My libido is low since surgery, virtually non-existent in fact. I have heard about testosterone patches and implants; can you tell me a bit more about them?
While testosterone is generally considered a male hormone, it is also produced in women’s ovaries. The level of testosterone is 10 per cent of the level in men, and it rapidly declines during menopause, along with oestrogen and progesterone.
Some of the general effects of low testosterone in women are decreased sex drive (libido), decreased energy and decreased muscle mass.
There is evidence to support the use of testosterone for decreased libido, but it shouldn’t be used alone. Progesterone and oestrogen have opposing effects in the body so they need to be delicately balanced to maintain a woman’s health. So it’s important to get a referral to a specialist for hormone assessments through diagnostic tests.
Testosterone is available in synthetic or natural forms given as long-acting injections, implanted pellets, pills, skin patches or transdermal creams.
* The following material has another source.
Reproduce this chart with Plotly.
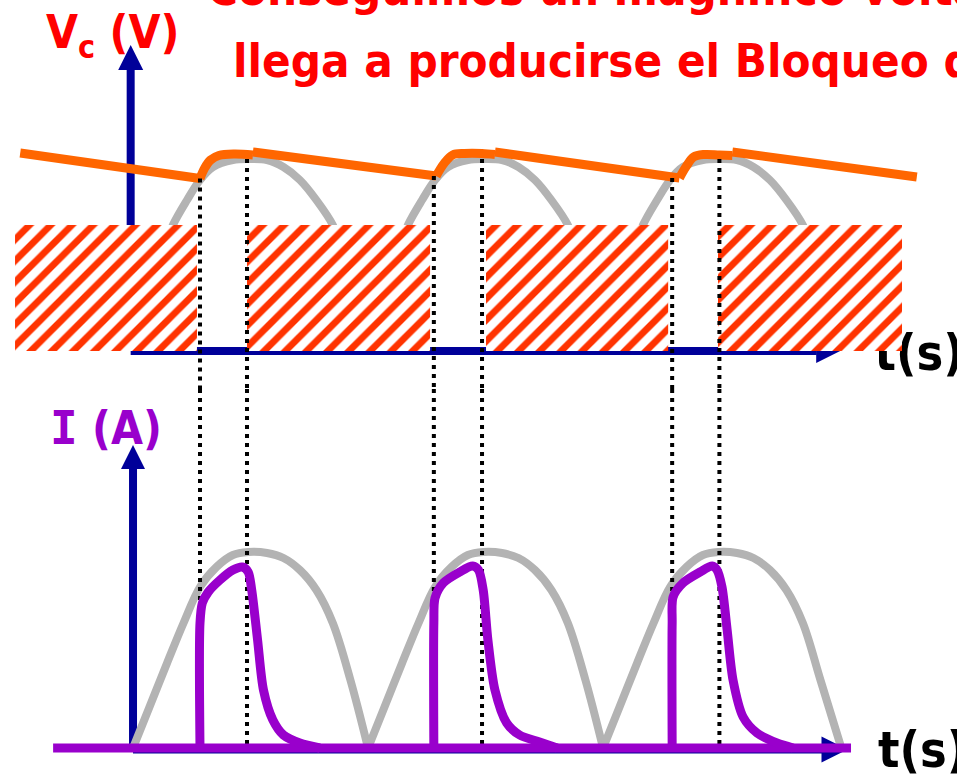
import plotly.graph_objects as go

# time axis in ms (half period of the rectified wave = 10 ms)
# top panel: capacitor voltage Vc, bottom panel: diode current I

# rectified wave seen in the top panel (only the part above the hatched blocks)
vtop_t = [1.45, 1.7, 2.3, 2.85, 3.4, 4.25, 4.9, 5.7, 6.4, 7.1, 7.8, 8.5, 8.75, None,
          11.45, 11.7, 12.3, 12.85, 13.4, 14.25, 14.9, 15.7, 16.4, 17.1, 17.8, 18.5, 18.75, None,
          21.45, 21.7, 22.3, 22.85, 23.4, 24.25, 24.9, 25.7, 26.4, 27.1, 27.8, 28.5, 28.75]
vtop_v = [11.0, 12.7, 15.2, 17.2, 18.5, 19.2, 19.3, 19.2, 18.5, 17.2, 15.2, 12.7, 11.0, None,
          11.0, 12.7, 15.2, 17.2, 18.5, 19.2, 19.3, 19.2, 18.5, 17.2, 15.2, 12.7, 11.0, None,
          11.0, 12.7, 15.2, 17.2, 18.5, 19.2, 19.3, 19.2, 18.5, 17.2, 15.2, 12.7, 11.0]

# capacitor discharge (straight parts)
vc_dis_t = [-4.8, 2.85, None, 5.1, 12.9, None, 15.4, 23.25, None, 25.5, 33.35]
vc_dis_v = [19.9, 17.35, None, 20.0, 17.6, None, 20.0, 17.4, None, 20.0, 17.5]
# capacitor charge (rounded parts)
vc_chg_t = [2.85, 3.05, 3.3, 3.65, 4.3, 5.1, None,
            12.9, 13.25, 13.6, 14.1, 14.85, 15.4, None,
            23.25, 23.55, 23.85, 24.3, 24.95, 25.5]
vc_chg_v = [17.35, 18.4, 19.2, 19.65, 19.8, 19.7, None,
            17.6, 18.9, 19.7, 19.85, 19.85, 19.75, None,
            17.4, 18.6, 19.5, 19.75, 19.7, 19.65]

# diode blocked intervals (hatched)
block_start = [-5.02, 4.85, 15.02, 24.89]
block_end = [2.72, 12.64, 22.77, 32.72]
block_low, block_high = 0.1, 12.7

# conduction start / end (dotted guides)
t_on = [2.85, 12.8, 22.94]
t_off = [4.85, 14.85, 24.95]
on_top = [17.35, 17.6, 17.4]
off_top = [19.3, 19.3, 19.3]

# rectified wave in the bottom panel
rect_t = [0, 0.7, 1.45, 2.15, 2.85, 3.55, 4.25, 4.9, 5.7, 6.4, 7.1, 7.8, 8.5, 9.25, 10, None,
          10, 10.7, 11.45, 12.15, 12.85, 13.55, 14.25, 14.9, 15.7, 16.4, 17.1, 17.8, 18.5, 19.25, 20, None,
          20, 20.7, 21.45, 22.15, 22.85, 23.55, 24.25, 24.9, 25.7, 26.4, 27.1, 27.8, 28.5, 29.25, 30.1]
rect_i = [0, 4.1, 8.5, 12.5, 16.1, 18.1, 19.3, 19.6, 19.5, 19.0, 17.8, 15.8, 12.5, 6.8, 0, None,
          0, 4.1, 8.5, 12.5, 16.1, 18.1, 19.3, 19.6, 19.5, 19.0, 17.8, 15.8, 12.5, 6.8, 0, None,
          0, 4.1, 8.5, 12.5, 16.1, 18.1, 19.3, 19.6, 19.5, 19.0, 17.8, 15.8, 12.5, 6.8, 0.3]

# diode current pulses
pulse_t = [2.85, 2.85, 2.95, 3.2, 3.7, 4.25, 4.65, 4.9, 5.05, 5.3, 5.55, 5.95, 6.4, 7.1, 7.95, None,
           12.8, 12.8, 12.85, 13.2, 13.9, 14.45, 14.7, 14.9, 15.1, 15.4, 15.9, 16.45, 17.3, 18.05, None,
           22.94, 22.94, 22.98, 23.4, 24.13, 24.64, 24.85, 25.06, 25.28, 25.53, 25.96, 26.55, 27.4, 28.09]
pulse_i = [0, 12.5, 14.5, 15.6, 16.8, 17.8, 18.1, 17.6, 15.8, 10.8, 5.8, 2.8, 1.3, 0.5, 0, None,
           0, 12.5, 15.0, 16.5, 17.6, 18.2, 17.8, 15.8, 10.8, 5.8, 2.5, 1.3, 0.6, 0, None,
           0, 12.5, 15.1, 16.5, 17.6, 18.2, 17.8, 16.1, 11.8, 6.8, 3.1, 1.5, 0.5, 0]
base_t = [-3.4, 30.55]
base_i = [0, 0]

# axes (arrows)
top_axis_x, top_axis_y = -0.1, 0.1
top_axis_tip_v, top_axis_tip_t = 30.7, 30.09
bot_axis_x, bot_axis_y = 0, -0.15
bot_axis_tip_i, bot_axis_tip_t = 30.3, 30.4

TOP_MIN, TOP_MAX = -3.7, 35.2
BOT_MIN, BOT_MAX = -3.0, 35.9

BLUE = '#000099'
GRAY = '#B3B3B3'
ORANGE = '#FF6600'
PURPLE = '#9900CC'
HATCH = '#FF3300'
RED = '#FF0000'
FONT = 'DejaVu Sans Condensed, DejaVu Sans'
DOTS = dict(color='black', width=4, dash='4px,5px')

data = []

# ---- top panel ----
data.append(go.Scatter(x=[top_axis_x, top_axis_x], y=[top_axis_y, top_axis_tip_v - 1.5], yaxis='y2',
                       mode='lines', line=dict(color=BLUE, width=8)))
data.append(go.Scatter(x=[top_axis_x, top_axis_tip_t - 1.0], y=[top_axis_y, top_axis_y], yaxis='y2',
                       mode='lines', line=dict(color=BLUE, width=8)))
data.append(go.Scatter(x=[top_axis_x, top_axis_tip_t], y=[top_axis_tip_v, top_axis_y], yaxis='y2',
                       mode='markers', marker=dict(symbol=['arrow-up', 'arrow-right'], size=[25, 24],
                                                   color=BLUE, opacity=1, line=dict(width=0))))
data.append(go.Scatter(x=[31.55], y=[-0.5], yaxis='y2', mode='text', text=['t(s)'],
                       textposition='middle right', cliponaxis=False,
                       textfont=dict(family=FONT, size=50, color='black', weight='bold')))
data.append(go.Scatter(x=vtop_t, y=vtop_v, yaxis='y2', mode='lines',
                       line=dict(color=GRAY, width=8, shape='spline')))

hx, hy = [], []
for a, b in zip(block_start, block_end):
    hx += [a, b, b, a, a, None]
    hy += [block_low, block_low, block_high, block_high, block_low, None]
data.append(go.Scatter(x=hx, y=hy, yaxis='y2', mode='lines', fill='toself', line=dict(width=0),
                       fillcolor='white',
                       fillpattern=dict(shape='/', fgcolor=HATCH, fgopacity=1, bgcolor='white',
                                        size=15, solidity=0.45)))

data.append(go.Scatter(x=vc_dis_t, y=vc_dis_v, yaxis='y2', mode='lines',
                       line=dict(color=ORANGE, width=9)))
data.append(go.Scatter(x=vc_chg_t, y=vc_chg_v, yaxis='y2', mode='lines',
                       line=dict(color=ORANGE, width=9, shape='spline')))

dx, dy = [], []
for t, v in zip(t_on + t_off, on_top + off_top):
    dx += [t, t, None]
    dy += [v, TOP_MIN, None]
data.append(go.Scatter(x=dx, y=dy, yaxis='y2', mode='lines', line=DOTS))

# ---- bottom panel ----
data.append(go.Scatter(x=[bot_axis_x, bot_axis_x], y=[bot_axis_y, bot_axis_tip_i - 1.5],
                       mode='lines', line=dict(color=BLUE, width=8)))
data.append(go.Scatter(x=[bot_axis_x, bot_axis_tip_t - 1.0], y=[bot_axis_y, bot_axis_y],
                       mode='lines', line=dict(color=BLUE, width=8)))
data.append(go.Scatter(x=[bot_axis_x, bot_axis_tip_t], y=[bot_axis_tip_i, bot_axis_y],
                       mode='markers', marker=dict(symbol=['arrow-up', 'arrow-right'], size=[24, 26],
                                                   color=BLUE, opacity=1, line=dict(width=0))))
data.append(go.Scatter(x=rect_t, y=rect_i, mode='lines',
                       line=dict(color=GRAY, width=8, shape='spline')))
bx, by = [], []
for t in t_on + t_off:
    bx += [t, t, None]
    by += [BOT_MAX, 0, None]
data.append(go.Scatter(x=bx, y=by, mode='lines', line=DOTS))
data.append(go.Scatter(x=base_t, y=base_i, mode='lines', line=dict(color=PURPLE, width=9)))
data.append(go.Scatter(x=pulse_t, y=pulse_i, mode='lines',
                       line=dict(color=PURPLE, width=9, shape='spline', smoothing=0.8)))
data.append(go.Scatter(x=[31.7], y=[-0.6], mode='text', text=['t(s)'],
                       textposition='middle right', cliponaxis=False,
                       textfont=dict(family=FONT, size=50, color='black', weight='bold')))

layout = go.Layout(
    width=957, height=778, margin=dict(l=0, r=0, t=0, b=0),
    paper_bgcolor='white', plot_bgcolor='white', showlegend=False,
    xaxis=dict(range=[-5.66, 35.06], visible=False, domain=[0, 1]),
    yaxis=dict(range=[BOT_MIN, BOT_MAX], visible=False, domain=[0, 0.5]),
    yaxis2=dict(range=[TOP_MIN, TOP_MAX], visible=False, domain=[0.5, 1], anchor='x'),
)

fig = go.Figure(data=data, layout=layout)

title_font = dict(family=FONT, size=47, color=RED, weight='bold')
fig.add_annotation(text='Conseguimos un magnífico voltaje, pero no', xref='paper', yref='paper',
                   x=0.214, y=1.015, xanchor='left', yanchor='middle', showarrow=False, font=title_font)
fig.add_annotation(text='llega a producirse el Bloqueo del diodo', xref='paper', yref='paper',
                   x=0.241, y=0.922, xanchor='left', yanchor='middle', showarrow=False, font=title_font)
fig.add_annotation(text='V<sub>c</sub> (V)', xref='paper', yref='paper',
                   x=0.046, y=0.955, xanchor='left', yanchor='middle', showarrow=False,
                   font=dict(family=FONT, size=46, color=RED, weight='bold'))
fig.add_annotation(text='<span style="font-family:DejaVu Sans Mono">I</span> (A)', xref='paper', yref='paper',
                   x=0.05, y=0.45, xanchor='left', yanchor='middle', showarrow=False,
                   font=dict(family=FONT, size=46, color=PURPLE, weight='bold'))

# page body has a default 8px margin; drop it so the figure fills the window
fig.write_html("out.html", config={'displayModeBar': False},
               post_script="document.body.style.margin='0';")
Your specialist can discuss these with you.
It is well recognised that women who experience the menopause under the age of 40 have particular medical and psychological needs. In some centres menopause clinics are being held to address these needs, offering diagnostic and therapeutic options. Your clinical nurse specialist should be able to look into this for you.
If you were a patient of mine, I’d refer you to a fertility expert. They can look at what might be impacting on your loss of libido, and assess your suitability for a range of options that may help.